--- START DATA PROVIDED ---

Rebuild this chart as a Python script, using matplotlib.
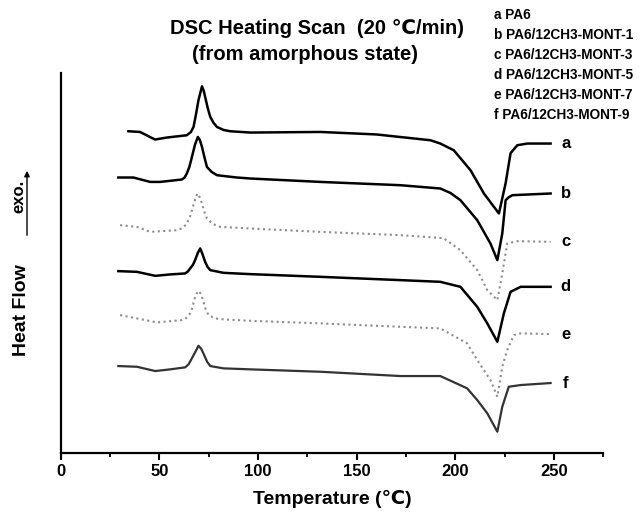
import matplotlib
matplotlib.use('Agg')
import matplotlib.pyplot as plt

plt.rcParams['font.family'] = ['Liberation Sans', 'DejaVu Sans']
plt.rcParams['font.weight'] = 'bold'

# temperature (C) and heat flow (arbitrary units, each curve shifted)
Ta = [34.3, 40.2, 47.8, 53.8, 63.9, 66.0, 67.3, 68.5, 69.8, 71.6, 72.5, 73.2, 74.5, 75.8, 77.5, 79.2,
      82.5, 85.9, 96.1, 131.7, 160.0, 187.4, 192.4, 199.2, 207.7, 214.5, 222.1, 225.5, 228.0, 231.4,
      236.5, 248.3]
Ha = [321.7, 321.0, 313.4, 315.4, 317.7, 321.0, 326.0, 338.0, 352.7, 366.7, 362.0, 356.0, 345.0, 336.0,
      330.0, 326.0, 323.0, 321.7, 320.4, 321.0, 318.5, 312.7, 309.4, 302.7, 282.7, 259.4, 239.4, 269.7,
      299.7, 307.7, 309.4, 309.4]

Tb = [29.2, 36.8, 45.3, 50.4, 61.4, 62.8, 63.9, 65.2, 66.5, 68.0, 69.5, 70.5, 71.6, 72.8, 74.1, 76.5,
      79.2, 89.3, 96.1, 131.6, 172.2, 192.4, 197.5, 202.6, 211.1, 217.8, 221.3, 223.8, 225.5, 227.0,
      228.9, 248.3]
Hb = [275.4, 275.4, 271.0, 271.0, 273.4, 275.5, 279.4, 286.0, 296.0, 308.0, 316.0, 313.0, 306.0, 296.0,
      286.0, 281.0, 277.7, 275.4, 274.4, 271.0, 267.7, 264.4, 260.0, 252.7, 232.7, 209.4, 192.7, 219.4,
      252.7, 255.5, 257.7, 259.4]

Tc = [30.1, 38.6, 45.3, 58.9, 62.0, 63.9, 65.5, 67.0, 68.2, 69.3, 70.4, 71.6, 72.8, 74.1, 77.0, 80.8,
      96.1, 131.6, 172.2, 194.0, 202.6, 211.1, 216.2, 221.3, 223.8, 226.3, 231.4, 248.3]
Hc = [227.7, 226.0, 221.0, 222.7, 225.0, 229.4, 236.0, 246.0, 254.0, 259.4, 256.0, 249.4, 241.0, 234.4,
      229.0, 226.0, 224.4, 221.0, 217.7, 214.7, 202.7, 182.7, 162.7, 152.7, 179.4, 209.4, 211.7, 211.0]

Td = [29.2, 38.6, 47.9, 55.5, 63.1, 64.5, 65.6, 67.0, 68.1, 69.5, 70.7, 71.8, 73.2, 74.4, 75.8, 82.5,
      96.1, 131.6, 172.2, 192.4, 202.6, 211.1, 216.2, 221.3, 224.6, 228.0, 233.1, 248.3]
Hd = [181.7, 181.0, 177.0, 178.4, 179.4, 181.5, 184.4, 188.0, 192.7, 200.0, 204.4, 199.0, 191.0, 186.0,
      182.7, 180.0, 178.7, 176.0, 172.7, 171.0, 166.0, 146.0, 129.4, 111.0, 139.4, 161.0, 166.0, 166.0]

Te = [30.1, 38.6, 48.7, 61.4, 63.8, 65.6, 66.7, 67.6, 68.8, 69.8, 71.0, 72.1, 73.4, 74.9, 78.0, 82.5,
      96.1, 131.6, 172.2, 192.4, 206.0, 211.1, 217.8, 221.3, 223.8, 226.3, 229.7, 233.1, 248.3]
He = [137.7, 134.4, 130.4, 132.7, 135.0, 139.4, 145.0, 152.7, 159.0, 162.0, 159.0, 152.7, 144.0, 137.7,
      134.5, 133.4, 132.0, 129.4, 126.0, 124.4, 109.4, 92.7, 72.7, 56.0, 86.0, 102.7, 117.7, 119.4, 118.7]

Tf = [29.2, 38.6, 47.9, 55.5, 63.1, 64.8, 66.0, 68.0, 69.8, 71.2, 72.7, 74.2, 75.8, 82.5, 96.1, 131.6,
      172.2, 192.4, 206.0, 211.1, 216.2, 221.3, 223.8, 227.1, 233.1, 248.3]
Hf = [86.7, 86.0, 81.7, 83.4, 85.4, 88.5, 92.7, 100.0, 107.0, 104.0, 97.7, 91.0, 86.7, 84.4, 83.4, 81.0,
      76.7, 76.7, 64.4, 52.7, 39.4, 21.0, 46.0, 66.0, 67.7, 69.7]

labels = ['a', 'b', 'c', 'd', 'e', 'f']
samples = ['PA6', 'PA6/12CH3-MONT-1', 'PA6/12CH3-MONT-3', 'PA6/12CH3-MONT-5',
           'PA6/12CH3-MONT-7', 'PA6/12CH3-MONT-9']

curves = [(Ta, Ha), (Tb, Hb), (Tc, Hc), (Td, Hd), (Te, He), (Tf, Hf)]
styles = [('black', '-', 1.8), ('black', '-', 1.8), ('#8c8c8c', ':', 1.5),
          ('black', '-', 1.8), ('#8c8c8c', ':', 1.5), ('#333333', '-', 1.6)]

fig = plt.figure(figsize=(6.42, 5.17), dpi=100)
ax = fig.add_axes([0.0946, 0.1244, 0.8451, 0.7344])

for (T, H), (col, ls, lw), lab in zip(curves, styles, labels):
    ax.plot(T, H, color=col, linestyle=ls, linewidth=lw, solid_joinstyle='round')
    ax.text(256, H[-1], lab, fontsize=12, fontweight='bold', ha='center', va='center')

ax.set_xlim(0, 275)
ax.set_ylim(0, 380)
ax.set_xticks([0, 50, 100, 150, 200, 250])
ax.set_xticks([25, 75, 125, 175, 225, 275], minor=True)
ax.set_yticks([])
ax.spines['top'].set_visible(False)
ax.spines['right'].set_visible(False)
ax.spines['left'].set_linewidth(1.6)
ax.spines['bottom'].set_linewidth(1.6)
ax.tick_params(axis='x', which='major', direction='out', length=5, width=1.5, labelsize=12, pad=3)
ax.tick_params(axis='x', which='minor', direction='out', length=3, width=1.3)
for t in ax.get_xticklabels():
    t.set_fontweight('bold')
ax.set_xlabel('Temperature (℃)', fontsize=14, fontweight='bold', labelpad=8)

fig.text(0.494, 1 - 28 / 517, 'DSC Heating Scan  (20 ℃/min)', fontsize=14.5, fontweight='bold',
         ha='center', va='center')
fig.text(0.475, 1 - 54 / 517, '(from amorphous state)', fontsize=14.5, fontweight='bold',
         ha='center', va='center')

for i, (lab, s) in enumerate(zip(labels, samples)):
    fig.text(494 / 642, 1 - (15 + 20 * i) / 517, lab + ' ' + s, fontsize=9.8, fontweight='bold',
             ha='left', va='center')

fig.text(22 / 642, 1 - 310 / 517, 'Heat Flow', fontsize=14, fontweight='bold', rotation=90,
         ha='center', va='center')
fig.text(19 / 642, 1 - 196 / 517, 'exo.', fontsize=12, fontweight='bold', rotation=90,
         ha='center', va='center')
fig.patches.append(matplotlib.patches.FancyArrowPatch((27 / 642, 1 - 238 / 517), (27 / 642, 1 - 168 / 517),
                                                      transform=fig.transFigure, arrowstyle='-|>',
                                                      mutation_scale=8, linewidth=1.0, color='black'))

fig.savefig('out.png', dpi=100)
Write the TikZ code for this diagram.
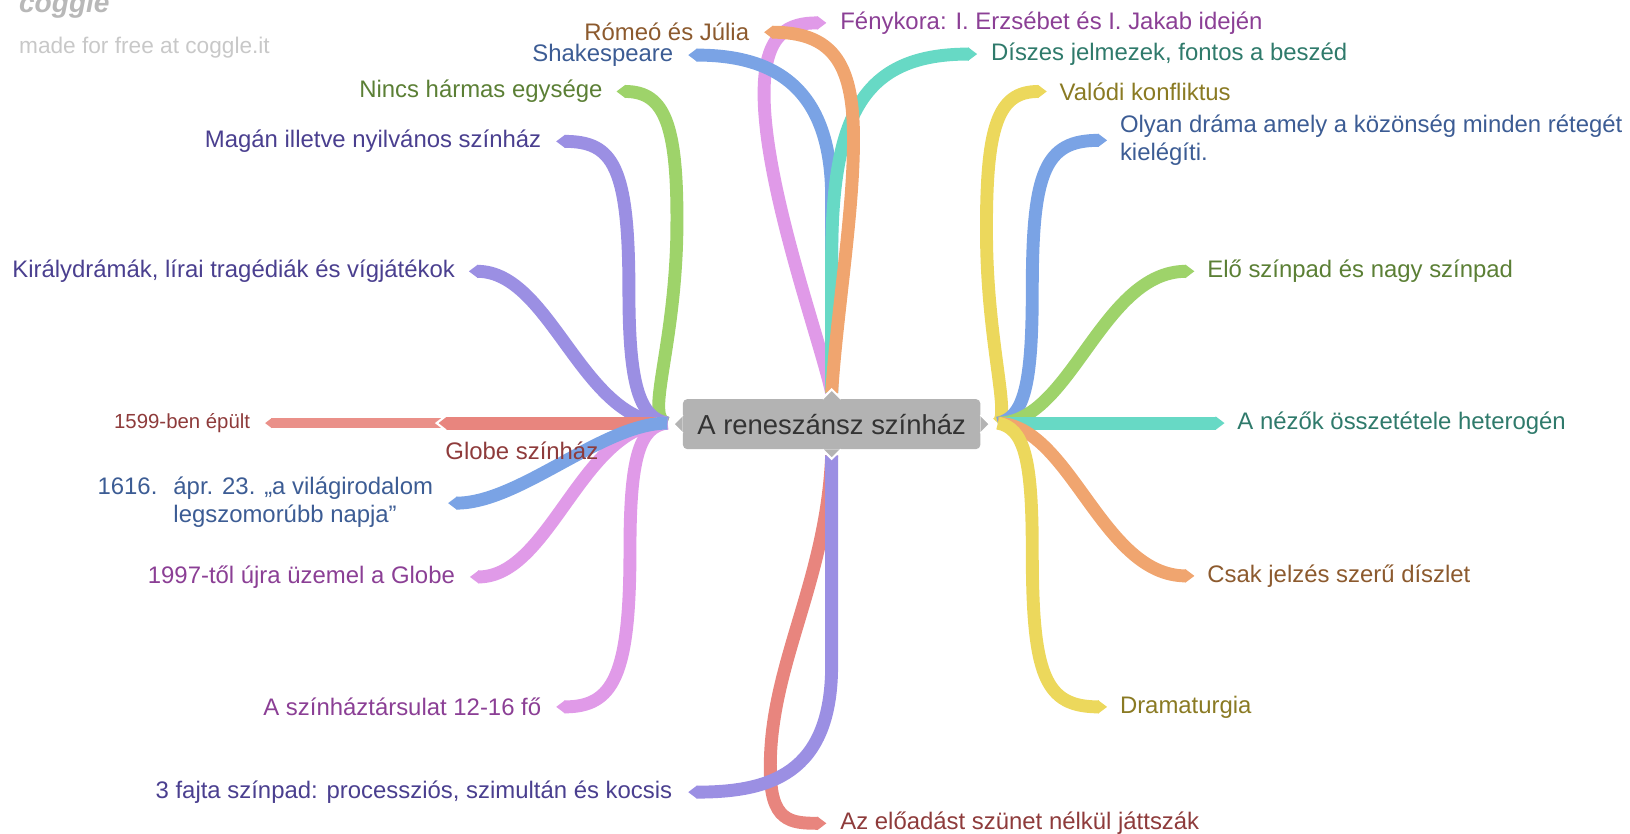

--- END DATA PROVIDED ---

## WHAT YOU WILL DO
Print the entries as they stand, first line through the line holding "plt.rcParams['font.weight'] = 'bold'", with every picture removed.

## TASK RESULT
Rebuild this chart as a Python script, using matplotlib.
import matplotlib
matplotlib.use('Agg')
import matplotlib.pyplot as plt

plt.rcParams['font.family'] = ['Liberation Sans', 'DejaVu Sans']
plt.rcParams['font.weight'] = 'bold'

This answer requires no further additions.